Requirement:
Omit the pictures and print exactly the lines of the listing below, starting at the first and ending at the line containing "37.24, 36.94, 37.01]".

Given information:
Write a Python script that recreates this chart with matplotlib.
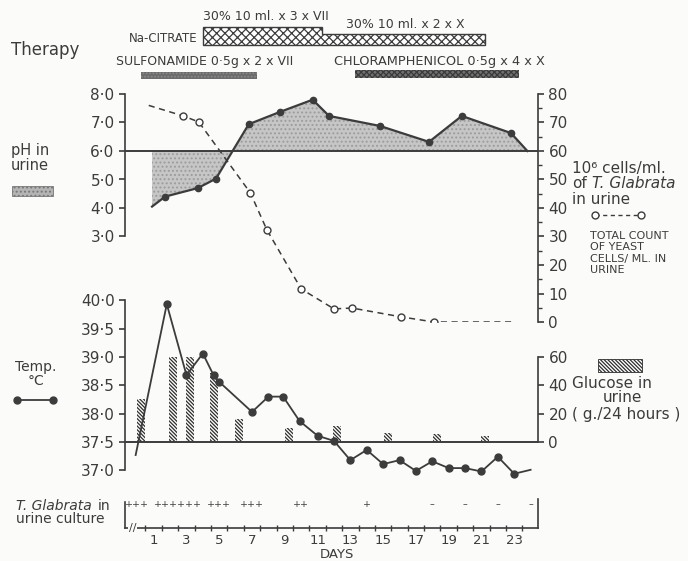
import numpy as np
import matplotlib
matplotlib.use("Agg")
import matplotlib.pyplot as plt
from matplotlib.patches import Rectangle
from matplotlib.lines import Line2D
from matplotlib.ticker import FuncFormatter, MultipleLocator, FixedLocator

plt.rcParams['font.family'] = ['DejaVu Sans']
plt.rcParams['hatch.linewidth'] = 0.9

INK = '#3c3c3c'

# ---- data, x in days ----
ph_days = [0.9, 1.7, 3.7, 4.8, 6.8, 8.7, 10.7, 11.7, 14.8, 17.8, 19.8, 22.8, 23.8]
ph_vals = [4.05, 4.4, 4.7, 5.03, 6.94, 7.37, 7.8, 7.23, 6.88, 6.32, 7.23, 6.63, 6.0]

yeast_days = [0.7, 2.8, 3.75, 6.9, 7.9, 10.0, 12.0, 13.1, 16.1, 18.1, 22.9]
yeast_counts = [76, 72.3, 70.2, 45.3, 32.4, 11.6, 4.6, 4.9, 1.8, 0, 0]

temp_days = [-0.1, 1.8, 3.0, 4.0, 4.65, 5.0, 7.0, 8.0, 8.9, 9.9, 11.0, 12.0,
             13.0, 14.0, 15.0, 16.0, 17.0, 18.0, 19.0, 20.0, 21.0, 22.0, 23.0, 24.0]
temp_vals = [37.27, 39.93, 38.68, 39.06, 38.68, 38.56, 38.03, 38.3, 38.3, 37.87, 37.61, 37.52,
             37.18, 37.36, 37.11, 37.18, 36.99, 37.16, 37.04, 37.04, 36.98, 37.24, 36.94, 37.01]

glucose_days = [0.25, 2.2, 3.2, 4.7, 6.2, 9.25, 12.2, 15.3, 18.3, 21.2]
glucose_g = [30, 60, 60, 49, 16, 10, 11, 6.5, 5.5, 4.5]

# days 2 and 3 are printed run together in the original
culture_days = [0, 2.5, 5, 7, 10, 14, 18, 20, 22, 24]
culture_res = ['+++', '++++++', '+++', '+++', '++', '+', '–', '–', '–', '–']

citrate_periods = [(4.0, 11.3), (11.3, 21.2)]
sulfonamide_period = (0.2, 7.3)
chloramphenicol_period = (13.3, 23.3)

day_labels = list(range(1, 24, 2))

XLIM = (-0.75, 24.45)
T_LIM = (36.83, 40.18)
G_PER_DEG = 40  # glucose scale: 20 g per 0.5 degC

W, H = 688, 561


def rect(x0, y0, x1, y1):
    return [x0 / W, 1 - y1 / H, (x1 - x0) / W, (y1 - y0) / H]


def ftext(x, y, s, **kw):
    kw.setdefault('color', INK)
    kw.setdefault('va', 'center')
    fig.text(x / W, 1 - y / H, s, **kw)


def dotfmt(v, pos):
    return f"{v:.1f}".replace('.', '·')


fig = plt.figure(figsize=(6.88, 5.61), dpi=100, facecolor='#fbfbf9')

# ---- therapy strip ----
ax_th = fig.add_axes(rect(125, 0, 538, 90))
ax_th.set_xlim(XLIM)
ax_th.set_ylim(90, 0)
ax_th.axis('off')
(c0, c1), (c2, c3) = citrate_periods
ax_th.fill([c0, c0, c1, c1, c3, c3], [45, 27, 27, 34, 34, 45], facecolor='white',
           edgecolor=INK, hatch='xxxx', lw=1.0)
ax_th.add_patch(Rectangle((sulfonamide_period[0], 71.5), sulfonamide_period[1] - sulfonamide_period[0], 7.5,
                          facecolor='#6c6c6c', edgecolor='#8a8a8a', hatch='.....', lw=0))
ax_th.add_patch(Rectangle((chloramphenicol_period[0], 70), chloramphenicol_period[1] - chloramphenicol_period[0], 8,
                          facecolor='#707070', edgecolor='#3a3a3a', hatch='xxxxxx', lw=0))

ftext(11, 50, 'Therapy', fontsize=12)
ftext(198, 38, 'Na-CITRATE', fontsize=8.5, ha='right')
ftext(266, 17, '30% 10 ml. x 3 x VII', fontsize=9, ha='center')
ftext(405, 25, '30% 10 ml. x 2 x X', fontsize=9, ha='center')
ftext(116, 62, 'SULFONAMIDE 0·5g x 2 x VII', fontsize=9)
ftext(334, 62, 'CHLORAMPHENICOL 0·5g x 4 x X', fontsize=9.3)

# ---- pH and yeast count ----
ax_ph = fig.add_axes(rect(125, 94, 538, 322))
ax_ph.set_xlim(XLIM)
ax_ph.set_ylim(0, 8)
ax_ph.patch.set_visible(False)
ax_ph.axhline(6, color=INK, lw=1.4, zorder=3)
ax_ph.fill_between(ph_days, ph_vals, 6, facecolor='#c6c6c6', edgecolor='#9c9c9c', hatch='....', lw=0, zorder=1)
ax_ph.plot(ph_days, ph_vals, color=INK, lw=1.6, marker='o', ms=4.5, markevery=slice(1, -1), zorder=4)
for s in ['top', 'right', 'bottom']:
    ax_ph.spines[s].set_visible(False)
ax_ph.spines['left'].set_bounds(3, 8)
ax_ph.spines['left'].set_color(INK)
ax_ph.spines['left'].set_linewidth(1.2)
ax_ph.set_yticks(np.arange(3, 9, 1))
ax_ph.yaxis.set_major_formatter(FuncFormatter(dotfmt))
ax_ph.tick_params(axis='y', colors=INK, labelsize=11, length=4, width=1.2)
ax_ph.set_xticks([])

ax_cnt = ax_ph.twinx()
ax_cnt.set_ylim(0, 80)
ax_cnt.plot(yeast_days, yeast_counts, color=INK, lw=1.1, dashes=(4, 3), marker='o', ms=5,
            mfc='white', mec=INK, mew=1.0, markevery=slice(1, -1))
for s in ['top', 'left', 'bottom']:
    ax_cnt.spines[s].set_visible(False)
ax_cnt.spines['right'].set_bounds(0, 80)
ax_cnt.spines['right'].set_color(INK)
ax_cnt.spines['right'].set_linewidth(1.2)
ax_cnt.yaxis.set_major_locator(MultipleLocator(10))
ax_cnt.yaxis.set_minor_locator(MultipleLocator(5))
ax_cnt.tick_params(axis='y', which='major', colors=INK, labelsize=11, length=4, width=1.2)
ax_cnt.tick_params(axis='y', which='minor', colors=INK, length=3, width=1.0)
ax_cnt.set_xticks([])

# ---- temperature and glucose ----
ax_t = fig.add_axes(rect(125, 290, 538, 480))
ax_t.set_xlim(XLIM)
ax_t.set_ylim(T_LIM)
ax_g = ax_t.twinx()
ax_g.set_ylim([(t - 37.5) * G_PER_DEG for t in T_LIM])
ax_t.set_zorder(ax_g.get_zorder() + 1)
ax_t.patch.set_visible(False)

ax_g.bar(glucose_days, glucose_g, width=0.5, facecolor='none', edgecolor='#2e2e2e',
         hatch='\\' * 9, lw=0)
ax_t.axhline(37.5, color=INK, lw=1.4)
ax_t.plot(temp_days, temp_vals, color=INK, lw=1.3, marker='o', ms=5, markevery=slice(1, -1))

for s in ['top', 'right', 'bottom']:
    ax_t.spines[s].set_visible(False)
ax_t.spines['left'].set_bounds(37.0, 40.0)
ax_t.spines['left'].set_color(INK)
ax_t.spines['left'].set_linewidth(1.2)
ax_t.set_yticks(np.arange(37.0, 40.01, 0.5))
ax_t.yaxis.set_major_formatter(FuncFormatter(dotfmt))
ax_t.tick_params(axis='y', colors=INK, labelsize=11, length=4, width=1.2)
ax_t.set_xticks([])

for s in ['top', 'left', 'bottom']:
    ax_g.spines[s].set_visible(False)
ax_g.spines['right'].set_bounds(0, 60)
ax_g.spines['right'].set_color(INK)
ax_g.spines['right'].set_linewidth(1.2)
ax_g.set_yticks([0, 20, 40, 60])
ax_g.tick_params(axis='y', colors=INK, labelsize=11, length=4, width=1.2)
ax_g.set_xticks([])

# ---- urine culture row and day axis ----
ax_c = fig.add_axes(rect(125, 499, 538, 528))
ax_c.set_xlim(XLIM)
ax_c.set_ylim(0, 1)
ax_c.patch.set_visible(False)
for d, r in zip(culture_days, culture_res):
    ax_c.text(d, 0.82, r, ha='center', va='center', fontsize=6.8, color=INK)
ax_c.spines['top'].set_visible(False)
ax_c.spines['left'].set_bounds(0, 0.9)
for s in ['left', 'right', 'bottom']:
    ax_c.spines[s].set_color(INK)
    ax_c.spines[s].set_linewidth(1.2)
ax_c.set_yticks([])
ax_c.xaxis.set_major_locator(FixedLocator(day_labels))
ax_c.xaxis.set_minor_locator(FixedLocator(np.arange(0.5, 24, 1)))
ax_c.tick_params(axis='x', which='major', length=0, pad=4, labelsize=9.5, colors=INK)
ax_c.tick_params(axis='x', which='minor', length=4, width=1.0, direction='inout', colors=INK)
ax_c.text(-0.3, 0, '//', ha='center', va='center', fontsize=8, color=INK,
          bbox=dict(facecolor='#fbfbf9', edgecolor='none', pad=0.3))
ftext(337, 555, 'DAYS', fontsize=9.5, ha='center')

# ---- left side labels ----
ftext(11, 158, 'pH in\nurine', fontsize=10.5, linespacing=1.0)
fig.add_artist(Rectangle((12 / W, 1 - 196 / H), 41 / W, 10 / H, transform=fig.transFigure,
                         facecolor='#b4b4b4', edgecolor='#777777', hatch='....', lw=0.6))
ftext(36, 374, 'Temp.\n°C', fontsize=10, ha='center', linespacing=1.0)
fig.add_artist(Line2D([17 / W, 53 / W], [1 - 400 / H, 1 - 400 / H], transform=fig.transFigure,
                      color=INK, lw=1.3, marker='o', ms=5))
ftext(16, 506, 'T. Glabrata', fontsize=10, style='italic')
ftext(98, 506, 'in', fontsize=10)
ftext(16, 519, 'urine culture', fontsize=10)

# ---- right side labels ----
ftext(572, 168, '10⁶ cells/ml.', fontsize=11)
ftext(572, 184, 'of', fontsize=11)
ftext(592, 184, 'T. Glabrata', fontsize=11, style='italic')
ftext(572, 199, 'in urine', fontsize=11)
fig.add_artist(Line2D([595 / W, 641 / W], [1 - 215 / H, 1 - 215 / H], transform=fig.transFigure,
                      color=INK, lw=1.0, dashes=(3, 2.5), marker='o', ms=5, mfc='white', mec=INK))
ftext(590, 253, 'TOTAL COUNT\nOF YEAST\nCELLS/ ML. IN\nURINE', fontsize=8, linespacing=1.15)
fig.add_artist(Rectangle((598 / W, 1 - 372 / H), 44 / W, 13 / H, transform=fig.transFigure,
                         facecolor='white', edgecolor='#2e2e2e', hatch='\\' * 9, lw=0.6))
ftext(572, 383, 'Glucose in', fontsize=11)
ftext(622, 398, 'urine', fontsize=11, ha='center')
ftext(572, 415, '( g./24 hours )', fontsize=11)

fig.savefig('out.png', dpi=100, facecolor=fig.get_facecolor())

Expected output:
Write a Python script that recreates this chart with matplotlib.
import numpy as np
import matplotlib
matplotlib.use("Agg")
import matplotlib.pyplot as plt
from matplotlib.patches import Rectangle
from matplotlib.lines import Line2D
from matplotlib.ticker import FuncFormatter, MultipleLocator, FixedLocator

plt.rcParams['font.family'] = ['DejaVu Sans']
plt.rcParams['hatch.linewidth'] = 0.9

INK = '#3c3c3c'

# ---- data, x in days ----
ph_days = [0.9, 1.7, 3.7, 4.8, 6.8, 8.7, 10.7, 11.7, 14.8, 17.8, 19.8, 22.8, 23.8]
ph_vals = [4.05, 4.4, 4.7, 5.03, 6.94, 7.37, 7.8, 7.23, 6.88, 6.32, 7.23, 6.63, 6.0]

yeast_days = [0.7, 2.8, 3.75, 6.9, 7.9, 10.0, 12.0, 13.1, 16.1, 18.1, 22.9]
yeast_counts = [76, 72.3, 70.2, 45.3, 32.4, 11.6, 4.6, 4.9, 1.8, 0, 0]

temp_days = [-0.1, 1.8, 3.0, 4.0, 4.65, 5.0, 7.0, 8.0, 8.9, 9.9, 11.0, 12.0,
             13.0, 14.0, 15.0, 16.0, 17.0, 18.0, 19.0, 20.0, 21.0, 22.0, 23.0, 24.0]
temp_vals = [37.27, 39.93, 38.68, 39.06, 38.68, 38.56, 38.03, 38.3, 38.3, 37.87, 37.61, 37.52,
             37.18, 37.36, 37.11, 37.18, 36.99, 37.16, 37.04, 37.04, 36.98, 37.24, 36.94, 37.01]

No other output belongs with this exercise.